Logo em seguida, minha vida ganhou novas cores com o nascimento do meu filho. Diariamente sorvia minhas porções de felicidade, as vezes numa simples xícara de chá ou de café com leite.
O tempo passou, e ainda bem que passou, porque nossa vida acontece no tempo que passa... E nesse tempo experimentamos as quedas, as perdas, feridas que se tornam cicatrizes, as alegrias , as tristezas as derrotas, as vitórias enfim tudo o que nos confere a condição ímpar de viver .

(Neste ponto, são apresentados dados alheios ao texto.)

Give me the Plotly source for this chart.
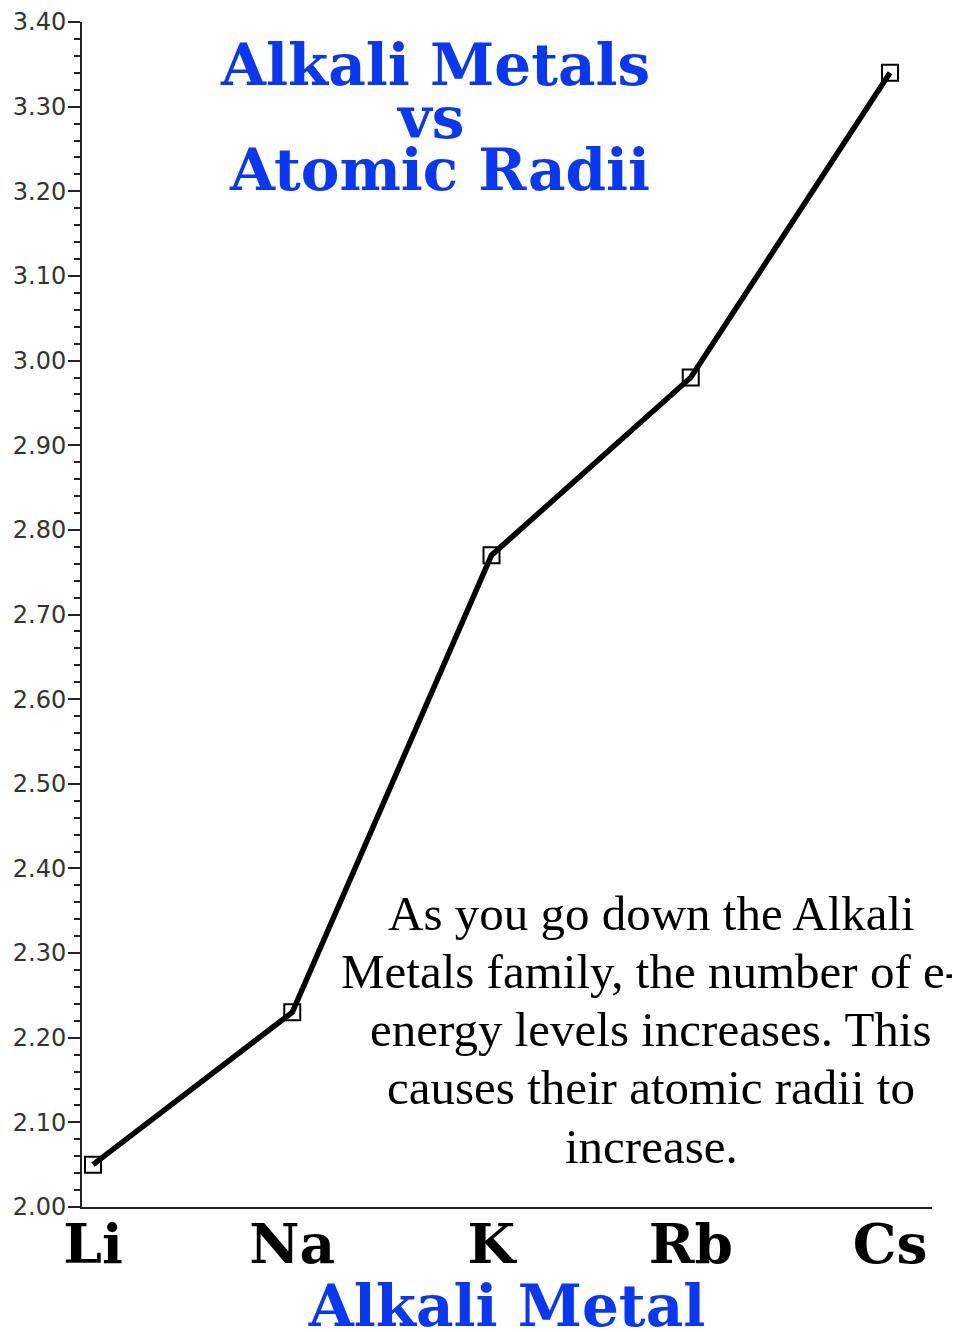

Ainda tenho minha xícara azul, hoje , a beleza que ela contém representa a lembrança da minha infância pobre, simples mas com muita alegria, união, respeito pelas pessoas, principalmente pelos mais velhos. Lembrança de felicidades pequenas escondidas numa bala de fita, num cheiro impregnado no ar de tacho de doce de abobora apurando no fogão de lenha, cheiro de café coado em coador de pano, o farfalhar da palha do colchão da cama da minha avó. Enfim me faz lembrar a minha avó e tudo o que ela representa na minha vida: aquela figura miúda,de pouca estatura , sempre com chapéu de palha ou lenço na cabeça. Trazia sempre um avental preso a cintura, as mãos grossas, calejadas pelo trabalho árduo... quando já bem velhinha pegava minhas mãos e dizia: " Que mãos bonitas! Parece mãos de professora!"...
Como é bom aprender a olhar além das aparências porque para mim essa xícara é revestida de lembrança, saudade e de amor. Para quem apenas vê não passa de uma velha xícara azul.